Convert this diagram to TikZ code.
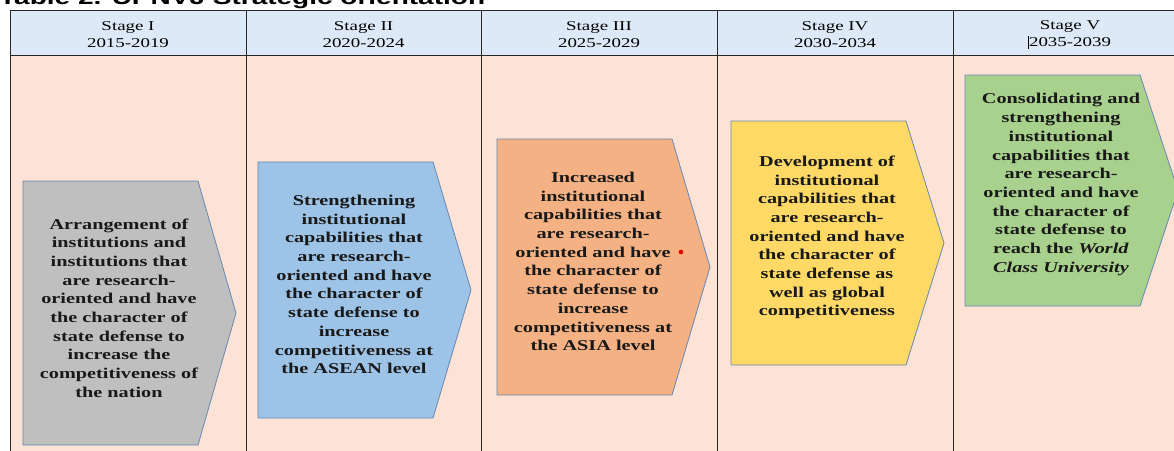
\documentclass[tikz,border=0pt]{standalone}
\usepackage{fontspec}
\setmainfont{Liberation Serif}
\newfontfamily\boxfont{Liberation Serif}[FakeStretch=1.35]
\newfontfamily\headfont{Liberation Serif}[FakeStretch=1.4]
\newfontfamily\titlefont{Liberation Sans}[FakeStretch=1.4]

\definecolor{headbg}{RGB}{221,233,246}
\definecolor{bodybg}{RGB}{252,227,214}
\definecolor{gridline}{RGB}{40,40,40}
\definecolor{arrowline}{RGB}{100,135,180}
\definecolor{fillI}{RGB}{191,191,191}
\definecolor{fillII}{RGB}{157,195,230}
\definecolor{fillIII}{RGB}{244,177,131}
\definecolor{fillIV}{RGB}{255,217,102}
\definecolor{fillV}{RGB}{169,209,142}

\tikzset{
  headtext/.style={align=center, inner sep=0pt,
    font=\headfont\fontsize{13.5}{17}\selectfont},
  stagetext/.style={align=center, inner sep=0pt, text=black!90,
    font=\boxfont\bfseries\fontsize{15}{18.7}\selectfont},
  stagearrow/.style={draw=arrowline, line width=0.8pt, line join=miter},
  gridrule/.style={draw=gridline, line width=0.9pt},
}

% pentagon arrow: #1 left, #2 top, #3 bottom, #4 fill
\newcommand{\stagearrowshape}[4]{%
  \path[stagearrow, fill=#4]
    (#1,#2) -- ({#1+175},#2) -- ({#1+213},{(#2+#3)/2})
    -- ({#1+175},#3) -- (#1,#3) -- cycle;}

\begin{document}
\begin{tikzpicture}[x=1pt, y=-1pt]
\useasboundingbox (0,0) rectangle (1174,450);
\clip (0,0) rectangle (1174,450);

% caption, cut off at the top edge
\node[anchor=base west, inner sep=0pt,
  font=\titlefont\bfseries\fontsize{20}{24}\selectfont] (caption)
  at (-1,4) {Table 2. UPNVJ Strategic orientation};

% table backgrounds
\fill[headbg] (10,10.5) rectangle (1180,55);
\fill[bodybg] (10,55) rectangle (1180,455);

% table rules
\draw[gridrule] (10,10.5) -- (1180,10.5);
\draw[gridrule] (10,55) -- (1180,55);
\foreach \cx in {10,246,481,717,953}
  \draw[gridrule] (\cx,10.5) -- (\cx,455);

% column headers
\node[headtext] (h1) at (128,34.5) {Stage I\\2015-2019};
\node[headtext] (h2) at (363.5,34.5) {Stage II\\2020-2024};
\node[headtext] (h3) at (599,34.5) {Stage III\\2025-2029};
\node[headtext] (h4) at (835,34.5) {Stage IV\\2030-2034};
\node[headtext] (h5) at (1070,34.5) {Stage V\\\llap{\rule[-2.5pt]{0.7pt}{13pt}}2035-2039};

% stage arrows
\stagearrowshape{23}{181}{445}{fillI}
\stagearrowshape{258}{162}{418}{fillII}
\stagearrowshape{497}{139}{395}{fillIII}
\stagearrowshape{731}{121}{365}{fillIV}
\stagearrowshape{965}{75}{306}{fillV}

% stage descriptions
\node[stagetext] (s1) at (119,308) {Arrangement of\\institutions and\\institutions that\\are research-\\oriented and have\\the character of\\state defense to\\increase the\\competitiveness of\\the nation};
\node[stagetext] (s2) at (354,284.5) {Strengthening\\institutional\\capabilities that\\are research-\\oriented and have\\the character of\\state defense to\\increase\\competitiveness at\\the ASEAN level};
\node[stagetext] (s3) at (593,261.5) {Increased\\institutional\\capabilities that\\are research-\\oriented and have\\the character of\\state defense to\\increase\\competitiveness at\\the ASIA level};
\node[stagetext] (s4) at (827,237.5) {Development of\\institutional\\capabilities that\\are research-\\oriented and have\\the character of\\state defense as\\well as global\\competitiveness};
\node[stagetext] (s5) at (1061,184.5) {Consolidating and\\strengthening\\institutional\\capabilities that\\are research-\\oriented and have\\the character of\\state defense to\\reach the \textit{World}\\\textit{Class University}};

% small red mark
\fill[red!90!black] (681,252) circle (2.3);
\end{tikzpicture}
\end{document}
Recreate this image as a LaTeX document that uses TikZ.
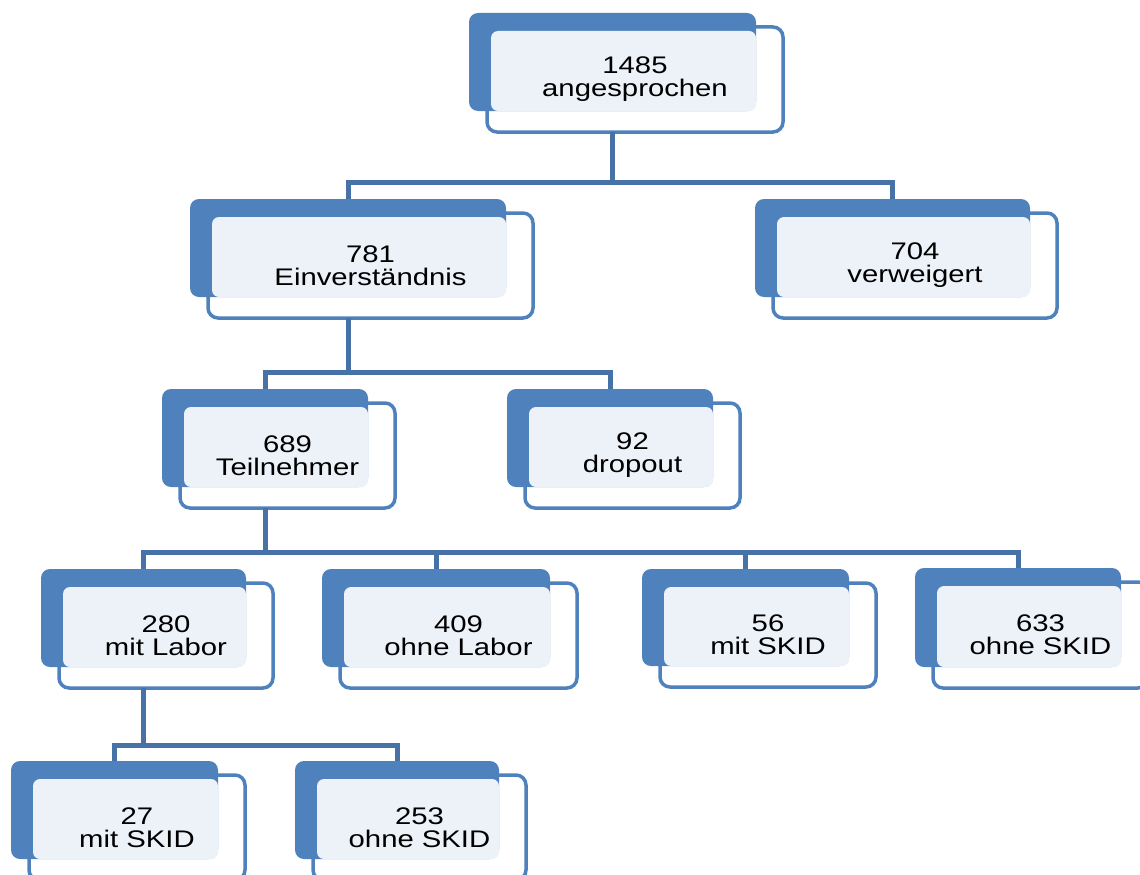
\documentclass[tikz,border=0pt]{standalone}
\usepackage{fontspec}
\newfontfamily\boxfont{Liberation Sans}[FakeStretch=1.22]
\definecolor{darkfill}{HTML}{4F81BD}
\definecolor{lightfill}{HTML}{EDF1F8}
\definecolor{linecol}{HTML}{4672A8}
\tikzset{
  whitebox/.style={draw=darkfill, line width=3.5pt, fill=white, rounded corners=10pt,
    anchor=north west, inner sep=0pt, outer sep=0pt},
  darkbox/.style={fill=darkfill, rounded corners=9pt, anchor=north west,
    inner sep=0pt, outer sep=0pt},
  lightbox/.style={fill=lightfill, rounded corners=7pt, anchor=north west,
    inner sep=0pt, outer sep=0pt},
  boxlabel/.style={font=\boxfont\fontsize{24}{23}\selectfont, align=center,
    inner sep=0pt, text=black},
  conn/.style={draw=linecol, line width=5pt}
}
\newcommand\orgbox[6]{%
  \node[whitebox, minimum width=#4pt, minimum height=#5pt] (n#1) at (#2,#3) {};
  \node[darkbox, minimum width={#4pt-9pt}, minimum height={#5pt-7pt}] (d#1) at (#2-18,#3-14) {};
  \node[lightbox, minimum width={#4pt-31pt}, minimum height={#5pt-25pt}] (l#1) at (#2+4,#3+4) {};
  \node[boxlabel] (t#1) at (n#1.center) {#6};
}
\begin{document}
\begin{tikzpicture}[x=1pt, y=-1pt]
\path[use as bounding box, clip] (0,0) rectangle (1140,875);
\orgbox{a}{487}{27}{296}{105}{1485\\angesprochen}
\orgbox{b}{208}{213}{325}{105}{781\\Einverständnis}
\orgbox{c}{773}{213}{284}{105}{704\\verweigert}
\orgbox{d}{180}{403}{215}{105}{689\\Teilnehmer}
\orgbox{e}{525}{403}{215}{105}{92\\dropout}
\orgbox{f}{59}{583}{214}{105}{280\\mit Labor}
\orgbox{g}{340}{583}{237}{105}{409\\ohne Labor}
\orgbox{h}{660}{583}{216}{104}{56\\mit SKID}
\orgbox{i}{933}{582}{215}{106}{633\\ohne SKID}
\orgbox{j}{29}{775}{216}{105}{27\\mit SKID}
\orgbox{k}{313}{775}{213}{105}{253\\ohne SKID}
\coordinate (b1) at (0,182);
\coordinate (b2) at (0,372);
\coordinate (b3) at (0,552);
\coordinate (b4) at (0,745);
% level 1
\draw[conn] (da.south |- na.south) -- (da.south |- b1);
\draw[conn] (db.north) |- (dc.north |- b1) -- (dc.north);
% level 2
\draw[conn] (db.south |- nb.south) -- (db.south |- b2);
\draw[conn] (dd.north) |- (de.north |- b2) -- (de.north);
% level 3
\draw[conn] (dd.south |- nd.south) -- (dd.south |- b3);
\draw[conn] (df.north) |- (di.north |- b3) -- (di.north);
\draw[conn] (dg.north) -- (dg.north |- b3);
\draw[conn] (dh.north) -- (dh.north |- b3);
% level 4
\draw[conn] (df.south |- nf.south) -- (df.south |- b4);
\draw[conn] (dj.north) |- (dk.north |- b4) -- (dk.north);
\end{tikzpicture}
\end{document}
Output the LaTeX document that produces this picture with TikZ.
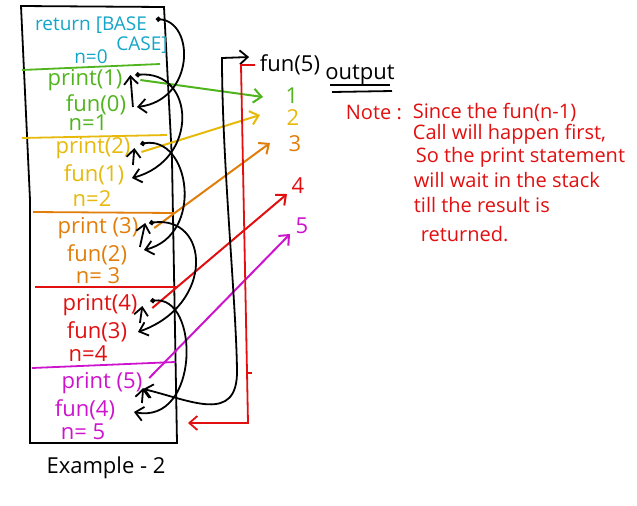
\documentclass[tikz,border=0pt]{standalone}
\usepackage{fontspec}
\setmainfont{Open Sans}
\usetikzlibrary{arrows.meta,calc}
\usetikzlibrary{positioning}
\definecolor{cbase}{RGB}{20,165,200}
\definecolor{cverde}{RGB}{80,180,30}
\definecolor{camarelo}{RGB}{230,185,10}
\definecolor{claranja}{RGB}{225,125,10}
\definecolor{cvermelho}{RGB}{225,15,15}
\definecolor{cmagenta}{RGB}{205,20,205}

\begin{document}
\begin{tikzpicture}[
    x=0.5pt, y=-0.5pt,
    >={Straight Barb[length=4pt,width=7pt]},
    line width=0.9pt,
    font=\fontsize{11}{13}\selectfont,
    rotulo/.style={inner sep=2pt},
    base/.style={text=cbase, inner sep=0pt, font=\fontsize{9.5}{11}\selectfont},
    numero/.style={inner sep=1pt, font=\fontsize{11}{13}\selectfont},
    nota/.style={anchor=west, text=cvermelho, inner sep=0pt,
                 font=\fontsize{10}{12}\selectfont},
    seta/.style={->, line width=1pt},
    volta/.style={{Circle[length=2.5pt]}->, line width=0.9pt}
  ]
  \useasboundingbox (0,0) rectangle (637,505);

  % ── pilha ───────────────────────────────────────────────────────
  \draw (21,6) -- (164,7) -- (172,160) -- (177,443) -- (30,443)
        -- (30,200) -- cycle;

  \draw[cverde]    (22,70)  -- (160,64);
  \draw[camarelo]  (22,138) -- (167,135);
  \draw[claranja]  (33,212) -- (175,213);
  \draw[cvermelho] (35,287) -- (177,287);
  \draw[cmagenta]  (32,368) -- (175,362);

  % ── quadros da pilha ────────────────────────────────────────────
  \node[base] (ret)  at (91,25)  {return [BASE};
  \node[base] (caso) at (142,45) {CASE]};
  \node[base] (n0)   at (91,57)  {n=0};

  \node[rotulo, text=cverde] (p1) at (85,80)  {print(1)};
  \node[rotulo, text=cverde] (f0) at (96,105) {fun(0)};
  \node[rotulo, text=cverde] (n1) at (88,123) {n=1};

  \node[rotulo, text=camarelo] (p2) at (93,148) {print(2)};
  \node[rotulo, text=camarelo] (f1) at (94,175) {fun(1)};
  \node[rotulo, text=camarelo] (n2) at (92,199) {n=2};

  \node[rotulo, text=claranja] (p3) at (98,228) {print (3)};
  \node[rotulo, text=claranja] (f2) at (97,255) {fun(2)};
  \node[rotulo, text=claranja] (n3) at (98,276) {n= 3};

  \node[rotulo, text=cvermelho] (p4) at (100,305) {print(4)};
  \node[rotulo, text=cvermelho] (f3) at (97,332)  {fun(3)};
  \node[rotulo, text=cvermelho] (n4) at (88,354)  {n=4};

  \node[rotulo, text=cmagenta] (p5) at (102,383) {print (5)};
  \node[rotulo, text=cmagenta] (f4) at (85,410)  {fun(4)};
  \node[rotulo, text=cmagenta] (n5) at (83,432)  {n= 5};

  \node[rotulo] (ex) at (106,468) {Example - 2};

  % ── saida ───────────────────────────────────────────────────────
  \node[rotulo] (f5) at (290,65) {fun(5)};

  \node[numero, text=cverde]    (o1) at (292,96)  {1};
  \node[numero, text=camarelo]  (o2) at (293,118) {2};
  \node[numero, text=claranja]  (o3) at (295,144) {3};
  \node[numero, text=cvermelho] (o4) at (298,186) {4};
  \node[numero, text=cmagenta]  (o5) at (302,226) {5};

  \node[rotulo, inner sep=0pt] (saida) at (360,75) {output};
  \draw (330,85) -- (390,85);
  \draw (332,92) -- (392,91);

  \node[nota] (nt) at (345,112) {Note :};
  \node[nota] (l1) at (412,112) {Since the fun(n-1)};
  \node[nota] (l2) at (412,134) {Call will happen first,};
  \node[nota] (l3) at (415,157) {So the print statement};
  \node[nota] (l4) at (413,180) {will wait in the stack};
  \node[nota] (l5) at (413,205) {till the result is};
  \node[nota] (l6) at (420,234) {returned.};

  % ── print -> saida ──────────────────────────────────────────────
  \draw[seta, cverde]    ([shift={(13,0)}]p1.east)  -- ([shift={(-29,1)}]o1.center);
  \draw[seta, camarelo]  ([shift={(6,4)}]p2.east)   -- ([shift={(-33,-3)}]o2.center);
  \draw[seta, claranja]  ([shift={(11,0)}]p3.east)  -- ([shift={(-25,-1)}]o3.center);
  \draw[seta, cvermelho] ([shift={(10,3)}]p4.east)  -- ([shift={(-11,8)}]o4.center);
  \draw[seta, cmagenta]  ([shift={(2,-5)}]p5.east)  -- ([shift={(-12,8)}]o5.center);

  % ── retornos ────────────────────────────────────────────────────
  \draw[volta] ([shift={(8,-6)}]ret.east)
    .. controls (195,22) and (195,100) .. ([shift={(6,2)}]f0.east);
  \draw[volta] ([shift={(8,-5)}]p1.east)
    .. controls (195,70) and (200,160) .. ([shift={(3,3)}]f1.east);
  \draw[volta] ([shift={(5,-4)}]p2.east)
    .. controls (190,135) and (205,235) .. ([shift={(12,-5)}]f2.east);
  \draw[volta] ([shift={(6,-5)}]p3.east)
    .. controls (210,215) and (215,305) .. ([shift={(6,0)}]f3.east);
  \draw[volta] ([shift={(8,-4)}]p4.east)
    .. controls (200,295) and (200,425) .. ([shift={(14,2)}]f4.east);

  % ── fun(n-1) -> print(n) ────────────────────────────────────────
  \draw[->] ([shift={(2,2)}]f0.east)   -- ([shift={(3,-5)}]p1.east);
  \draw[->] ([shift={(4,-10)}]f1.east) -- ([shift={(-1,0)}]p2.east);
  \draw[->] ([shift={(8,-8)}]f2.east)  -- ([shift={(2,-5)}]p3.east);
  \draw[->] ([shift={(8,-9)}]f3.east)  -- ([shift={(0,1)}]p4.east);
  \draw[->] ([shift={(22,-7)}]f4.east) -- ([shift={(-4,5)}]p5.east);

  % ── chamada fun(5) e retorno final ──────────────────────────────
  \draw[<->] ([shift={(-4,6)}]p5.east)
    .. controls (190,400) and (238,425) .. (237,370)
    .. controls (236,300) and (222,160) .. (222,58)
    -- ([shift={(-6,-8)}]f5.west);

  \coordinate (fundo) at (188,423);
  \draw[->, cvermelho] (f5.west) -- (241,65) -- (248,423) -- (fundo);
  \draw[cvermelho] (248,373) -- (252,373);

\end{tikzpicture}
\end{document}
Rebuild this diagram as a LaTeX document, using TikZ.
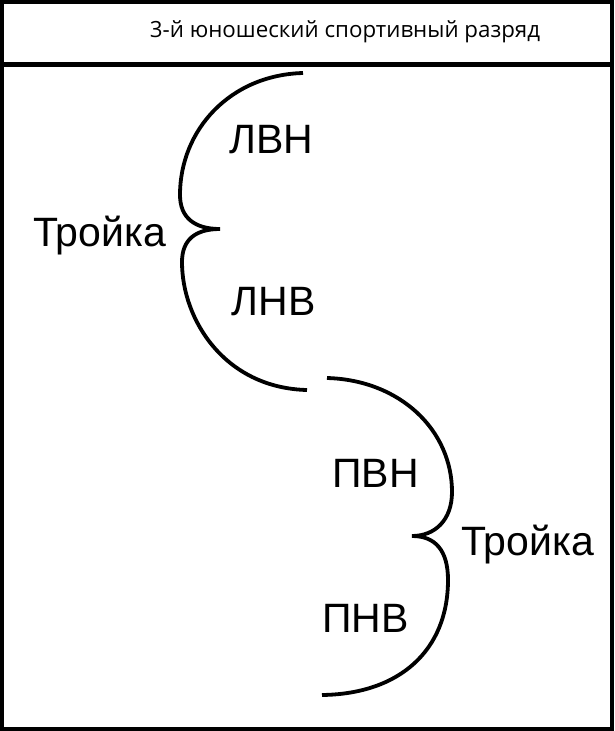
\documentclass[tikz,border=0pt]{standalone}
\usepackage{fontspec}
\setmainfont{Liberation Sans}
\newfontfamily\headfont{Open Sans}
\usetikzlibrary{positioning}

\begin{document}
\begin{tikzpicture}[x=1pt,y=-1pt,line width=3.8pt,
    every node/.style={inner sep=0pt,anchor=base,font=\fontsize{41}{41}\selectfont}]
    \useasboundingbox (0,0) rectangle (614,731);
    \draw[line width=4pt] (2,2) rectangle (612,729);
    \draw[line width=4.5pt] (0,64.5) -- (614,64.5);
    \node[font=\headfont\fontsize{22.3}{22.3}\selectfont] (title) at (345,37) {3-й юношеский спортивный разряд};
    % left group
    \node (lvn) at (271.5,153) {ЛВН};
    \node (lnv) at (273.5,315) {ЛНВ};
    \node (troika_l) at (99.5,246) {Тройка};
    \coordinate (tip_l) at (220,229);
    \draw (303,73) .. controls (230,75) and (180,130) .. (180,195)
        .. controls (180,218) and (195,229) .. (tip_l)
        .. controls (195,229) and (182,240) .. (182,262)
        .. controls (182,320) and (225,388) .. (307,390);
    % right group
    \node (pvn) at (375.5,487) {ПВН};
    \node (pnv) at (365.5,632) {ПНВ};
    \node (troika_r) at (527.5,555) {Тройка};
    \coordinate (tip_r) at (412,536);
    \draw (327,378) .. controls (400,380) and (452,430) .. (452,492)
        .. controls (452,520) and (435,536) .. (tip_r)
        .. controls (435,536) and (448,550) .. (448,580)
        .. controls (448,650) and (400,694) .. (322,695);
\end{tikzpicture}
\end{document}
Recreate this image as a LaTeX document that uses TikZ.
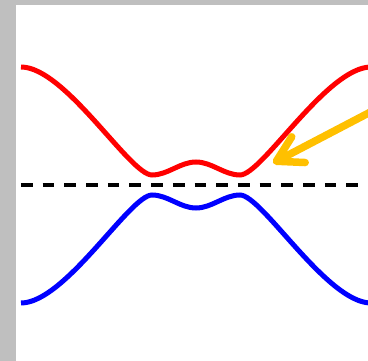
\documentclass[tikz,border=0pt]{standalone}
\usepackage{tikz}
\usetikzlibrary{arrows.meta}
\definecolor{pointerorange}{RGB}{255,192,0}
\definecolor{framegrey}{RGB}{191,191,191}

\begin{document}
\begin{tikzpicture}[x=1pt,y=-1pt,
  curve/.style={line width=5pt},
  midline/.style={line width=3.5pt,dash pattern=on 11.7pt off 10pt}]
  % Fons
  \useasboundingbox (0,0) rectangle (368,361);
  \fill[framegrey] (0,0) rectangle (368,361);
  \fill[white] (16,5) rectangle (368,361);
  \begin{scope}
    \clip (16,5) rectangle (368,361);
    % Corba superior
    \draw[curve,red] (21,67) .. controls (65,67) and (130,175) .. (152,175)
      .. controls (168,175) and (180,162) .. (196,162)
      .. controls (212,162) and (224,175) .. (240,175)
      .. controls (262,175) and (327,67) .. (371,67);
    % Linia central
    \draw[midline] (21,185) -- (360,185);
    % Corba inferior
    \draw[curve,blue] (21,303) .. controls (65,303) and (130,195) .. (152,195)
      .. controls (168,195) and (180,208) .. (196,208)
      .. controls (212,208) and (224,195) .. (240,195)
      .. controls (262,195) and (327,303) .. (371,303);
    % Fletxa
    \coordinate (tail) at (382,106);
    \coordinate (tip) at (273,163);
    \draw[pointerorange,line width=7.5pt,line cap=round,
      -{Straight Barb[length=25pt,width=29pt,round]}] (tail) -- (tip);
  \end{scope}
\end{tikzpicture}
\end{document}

--- WHAT YOU WILL DO ---
Quote, please, every line of the material above from its start through the line that has "2. UPNVJ Strategic", reproducing the words exactly and dropping any images.

--- CORRECT RESULT ---
Convert this diagram to TikZ code.
\documentclass[tikz,border=0pt]{standalone}
\usepackage{fontspec}
\setmainfont{Liberation Serif}
\newfontfamily\boxfont{Liberation Serif}[FakeStretch=1.35]
\newfontfamily\headfont{Liberation Serif}[FakeStretch=1.4]
\newfontfamily\titlefont{Liberation Sans}[FakeStretch=1.4]

\definecolor{headbg}{RGB}{221,233,246}
\definecolor{bodybg}{RGB}{252,227,214}
\definecolor{gridline}{RGB}{40,40,40}
\definecolor{arrowline}{RGB}{100,135,180}
\definecolor{fillI}{RGB}{191,191,191}
\definecolor{fillII}{RGB}{157,195,230}
\definecolor{fillIII}{RGB}{244,177,131}
\definecolor{fillIV}{RGB}{255,217,102}
\definecolor{fillV}{RGB}{169,209,142}

\tikzset{
  headtext/.style={align=center, inner sep=0pt,
    font=\headfont\fontsize{13.5}{17}\selectfont},
  stagetext/.style={align=center, inner sep=0pt, text=black!90,
    font=\boxfont\bfseries\fontsize{15}{18.7}\selectfont},
  stagearrow/.style={draw=arrowline, line width=0.8pt, line join=miter},
  gridrule/.style={draw=gridline, line width=0.9pt},
}

% pentagon arrow: #1 left, #2 top, #3 bottom, #4 fill
\newcommand{\stagearrowshape}[4]{%
  \path[stagearrow, fill=#4]
    (#1,#2) -- ({#1+175},#2) -- ({#1+213},{(#2+#3)/2})
    -- ({#1+175},#3) -- (#1,#3) -- cycle;}

\begin{document}
\begin{tikzpicture}[x=1pt, y=-1pt]
\useasboundingbox (0,0) rectangle (1174,450);
\clip (0,0) rectangle (1174,450);

% caption, cut off at the top edge
\node[anchor=base west, inner sep=0pt,
  font=\titlefont\bfseries\fontsize{20}{24}\selectfont] (caption)
  at (-1,4) {Table 2. UPNVJ Strategic orientation};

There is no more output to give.